**YOUR OBJECTIVE:**
Look at the data below and print exactly the lines from its first line through the line with "(0,0) rectangle (1371,594);"; the pictures stay out of the copy.
— BEGIN —
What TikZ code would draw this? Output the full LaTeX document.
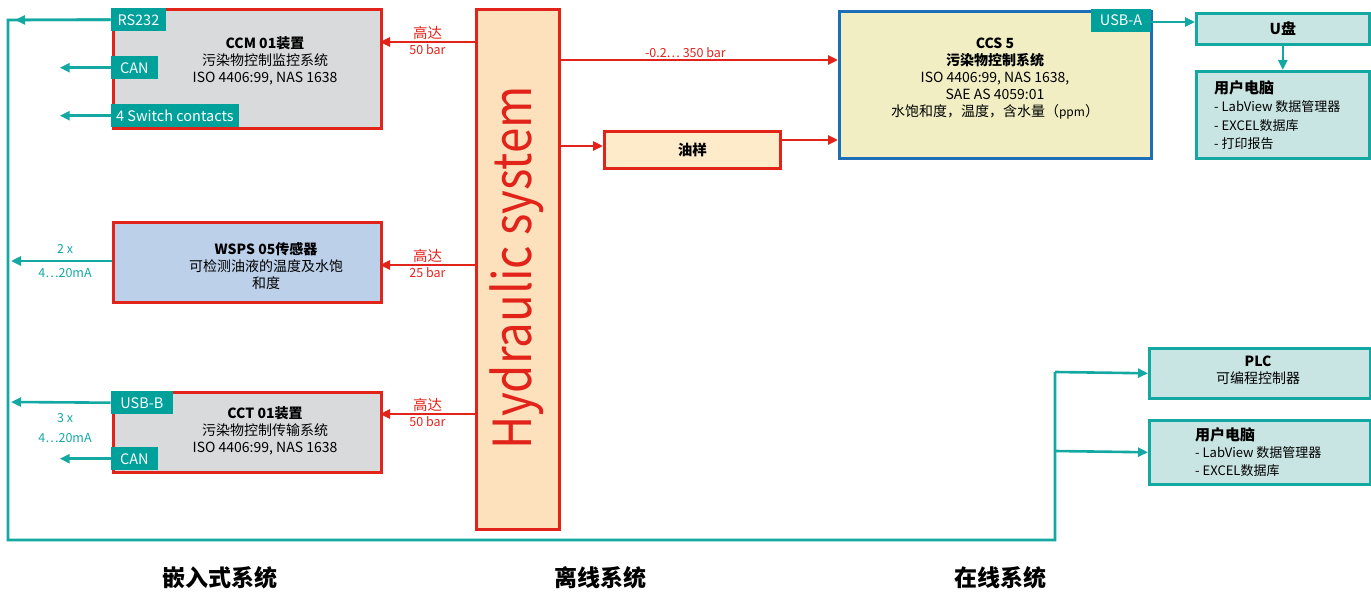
\documentclass[tikz,border=0pt]{standalone}
\usepackage{fontspec}
\setmainfont{Noto Sans CJK SC}
\newfontfamily\hydfont{Noto Sans CJK SC}[FakeStretch=0.87]
\usetikzlibrary{arrows.meta}
\definecolor{hred}{RGB}{226,35,26}
\definecolor{tealdark}{RGB}{0,160,155}
\definecolor{tealline}{RGB}{20,168,163}
\definecolor{tealfill}{RGB}{201,229,227}
\definecolor{grayfill}{RGB}{217,218,220}
\definecolor{bluefill}{RGB}{188,208,234}
\definecolor{peach}{RGB}{252,225,188}
\definecolor{peachlight}{RGB}{253,235,201}
\definecolor{ccsfill}{RGB}{240,238,194}
\definecolor{ccsblue}{RGB}{28,110,182}
\tikzset{
  rbox/.style={draw=hred, line width=2.6pt, inner sep=0pt},
  tbox/.style={draw=tealline, fill=tealfill, line width=2.6pt, inner sep=0pt},
  tab/.style={fill=tealdark, text=white, inner sep=0pt, minimum height=23pt, font=\fontsize{14.5}{16}\selectfont},
  txt/.style={align=center, font=\fontsize{14}{17}\selectfont, inner sep=0pt},
  ltxt/.style={align=left, font=\fontsize{13}{18.5}\selectfont, inner sep=0pt, anchor=west},
  rarrow/.style={draw=hred, line width=2.6pt, -{Triangle[length=10pt,width=9pt]}},
  tline/.style={draw=tealline, line width=2.6pt},
  tarrow/.style={tline, -{Triangle[length=10pt,width=9pt]}},
  rlab/.style={text=hred, inner sep=1pt},
  tlab/.style={text=tealline, inner sep=0pt, font=\fontsize{12.5}{14}\selectfont},
  sect/.style={font=\fontsize{23}{26}\selectfont\bfseries, inner sep=0pt},
}
\begin{document}
\begin{tikzpicture}[x=1pt,y=-1pt]
\useasboundingbox (0,0) rectangle (1371,594);

% ---------- embedded boxes ----------
\node[rbox, fill=grayfill, minimum width=268pt, minimum height=119pt, anchor=north west] (ccm) at (112,8) {};
\node[rbox, fill=bluefill, minimum width=268pt, minimum height=80pt, anchor=north west] (wsps) at (112,221) {};
\node[rbox, fill=grayfill, minimum width=268pt, minimum height=80pt, anchor=north west] (cct) at (112,391) {};

\node[txt] (ccmtxt) at (265,61) {\textbf{CCM 01装置}\\污染物控制监控系统\\ISO 4406:99, NAS 1638};
\node[txt] (wspstxt) at (266,266) {\textbf{WSPS 05传感器}\\可检测油液的温度及水饱\\和度};
\node[txt] (ccttxt) at (265,431) {\textbf{CCT 01装置}\\污染物控制传输系统\\ISO 4406:99, NAS 1638};

% tabs
\node[tab, minimum width=55pt, anchor=north west] (rs232) at (110.7,8) {RS232};
\node[tab, minimum width=47pt, anchor=north west] (can1) at (110.7,56) {CAN};
\node[tab, minimum width=128pt, anchor=north west] (sw) at (110.7,104) {4 Switch contacts};
\node[tab, minimum width=62pt, anchor=north west] (usbb) at (110.7,391) {USB-B};
\node[tab, minimum width=47pt, anchor=north west] (can2) at (110.7,447) {CAN};

% ---------- hydraulic ----------
\node[rbox, fill=peach, minimum width=83pt, minimum height=520pt, anchor=north west] (hyd) at (475,8) {};
\node[rotate=90, text=hred, font=\hydfont\fontsize{52.5}{60}\selectfont, inner sep=0pt] (hydtxt) at (517,268) {Hydraulic system};

\coordinate (ccmin) at (380,42);
\coordinate (wspsin) at (380,265);
\coordinate (cctin) at (380,414);
\draw[rarrow] (hyd.west |- ccmin) -- node[rlab, above, font=\fontsize{14.5}{16}\selectfont] (l1a) {高达} node[rlab, below, font=\fontsize{12.5}{13}\selectfont] (l1b) {50 bar} (ccmin);
\draw[rarrow] (hyd.west |- wspsin) -- node[rlab, above, font=\fontsize{14.5}{16}\selectfont] (l2a) {高达} node[rlab, below, font=\fontsize{12.5}{13}\selectfont] (l2b) {25 bar} (wspsin);
\draw[rarrow] (hyd.west |- cctin) -- node[rlab, above, font=\fontsize{14.5}{16}\selectfont] (l3a) {高达} node[rlab, below, font=\fontsize{12.5}{13}\selectfont] (l3b) {50 bar} (cctin);

% ---------- offline / online ----------
\node[rbox, fill=peachlight, minimum width=176pt, minimum height=37pt, anchor=north west, font=\fontsize{14.5}{16}\selectfont\bfseries] (oil) at (603,130) {油样};
\node[draw=ccsblue, fill=ccsfill, line width=2.6pt, inner sep=0pt, minimum width=312pt, minimum height=147pt, anchor=north west] (ccs) at (838,10) {};
\node[txt] (ccstxt) at (995,79) {\textbf{CCS 5}\\\textbf{污染物控制系统}\\ISO 4406:99, NAS 1638,\\SAE AS 4059:01\\水饱和度，温度，含水量（{\fontsize{12}{14}\selectfont ppm}）};
\node[tab, minimum width=60pt, anchor=north east] (usba) at (1151.3,8.7) {USB-A};

\coordinate (ccsin1) at (838,60);
\coordinate (oilin) at (603,146);
\coordinate (oilout) at (779,140);
\coordinate (ccsin2) at (838,140);
\draw[rarrow] (hyd.east |- ccsin1) -- node[rlab, above, pos=0.45, font=\fontsize{12.5}{13}\selectfont] (l4) {-0.2… 350 bar} (ccsin1);
\draw[rarrow] (hyd.east |- oilin) -- (oilin);
\draw[rarrow] (oilout) -- (ccsin2);

\node[tbox, minimum width=173pt, minimum height=31pt, anchor=north west, font=\fontsize{15}{17}\selectfont\bfseries] (udisk) at (1195,12) {U盘};
\node[tbox, minimum width=173pt, minimum height=87pt, anchor=north west] (pc1) at (1195,70) {};
\node[ltxt] (pc1txt) at (1214,115) {{\fontsize{15}{17}\selectfont\bfseries 用户电脑}\\- LabView 数据管理器\\- EXCEL数据库\\- 打印报告};
\coordinate (udin) at (1195,22);
\draw[tarrow] (usba.east |- udin) -- (udin);
\draw[tarrow] (udisk.south) -- (pc1.north);

\node[tbox, minimum width=221pt, minimum height=50pt, anchor=north west] (plc) at (1148,347) {};
\node[txt] (plctxt) at (1258,370) {\textbf{PLC}\\可编程控制器};
\node[tbox, minimum width=221pt, minimum height=64pt, anchor=north west] (pc2) at (1148,419) {};
\node[ltxt, font=\fontsize{13}{17.5}\selectfont] (pc2txt) at (1195,452) {{\fontsize{15}{17}\selectfont\bfseries 用户电脑}\\- LabView 数据管理器\\- EXCEL数据库};

% ---------- teal bus ----------
\coordinate (lcorner) at (8,20);
\coordinate (bl) at (8,540);
\coordinate (br) at (1055,540);
\coordinate (bplc) at (1055,372);
\coordinate (bpc) at (1055,451);
\draw[tline, line join=miter] (rs232.west) -- (lcorner) -- (bl) -- (br) -- (bplc);
\draw[tarrow] (bplc) -- (plc.west);
\draw[tarrow] (bpc) -- (pc2.west);
\coordinate (rsarr) at (15,20);
\draw[tarrow] (rs232.west) -- (rsarr);
\draw[tarrow] (can1.west) -- ++(-51,0) coordinate (can1end);
\draw[tarrow] (sw.west) -- ++(-51,0) coordinate (swend);
\coordinate (wspsout) at (11,261);
\draw[tarrow] (wsps.west |- wspsout) -- (wspsout);
\node[tlab] (w2x) at (65,249) {2 x};
\node[tlab] (wma) at (65,273) {4…20mA};
\coordinate (usbbout) at (11,402);
\draw[tarrow] (usbb.west) -- (usbbout);
\node[tlab] (c3x) at (65,418) {3 x};
\node[tlab] (cma) at (65,438) {4…20mA};
\draw[tarrow] (can2.west) -- ++(-51,0) coordinate (can2end);

% ---------- section labels ----------
\node[sect] (s1) at (220,578) {嵌入式系统};
\node[sect] (s2) at (600,578) {离线系统};
\node[sect] (s3) at (1000,578) {在线系统};
\end{tikzpicture}
\end{document}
— END —
**WRITTEN ANSWER:**
What TikZ code would draw this? Output the full LaTeX document.
\documentclass[tikz,border=0pt]{standalone}
\usepackage{fontspec}
\setmainfont{Noto Sans CJK SC}
\newfontfamily\hydfont{Noto Sans CJK SC}[FakeStretch=0.87]
\usetikzlibrary{arrows.meta}
\definecolor{hred}{RGB}{226,35,26}
\definecolor{tealdark}{RGB}{0,160,155}
\definecolor{tealline}{RGB}{20,168,163}
\definecolor{tealfill}{RGB}{201,229,227}
\definecolor{grayfill}{RGB}{217,218,220}
\definecolor{bluefill}{RGB}{188,208,234}
\definecolor{peach}{RGB}{252,225,188}
\definecolor{peachlight}{RGB}{253,235,201}
\definecolor{ccsfill}{RGB}{240,238,194}
\definecolor{ccsblue}{RGB}{28,110,182}
\tikzset{
  rbox/.style={draw=hred, line width=2.6pt, inner sep=0pt},
  tbox/.style={draw=tealline, fill=tealfill, line width=2.6pt, inner sep=0pt},
  tab/.style={fill=tealdark, text=white, inner sep=0pt, minimum height=23pt, font=\fontsize{14.5}{16}\selectfont},
  txt/.style={align=center, font=\fontsize{14}{17}\selectfont, inner sep=0pt},
  ltxt/.style={align=left, font=\fontsize{13}{18.5}\selectfont, inner sep=0pt, anchor=west},
  rarrow/.style={draw=hred, line width=2.6pt, -{Triangle[length=10pt,width=9pt]}},
  tline/.style={draw=tealline, line width=2.6pt},
  tarrow/.style={tline, -{Triangle[length=10pt,width=9pt]}},
  rlab/.style={text=hred, inner sep=1pt},
  tlab/.style={text=tealline, inner sep=0pt, font=\fontsize{12.5}{14}\selectfont},
  sect/.style={font=\fontsize{23}{26}\selectfont\bfseries, inner sep=0pt},
}
\begin{document}
\begin{tikzpicture}[x=1pt,y=-1pt]
\useasboundingbox (0,0) rectangle (1371,594);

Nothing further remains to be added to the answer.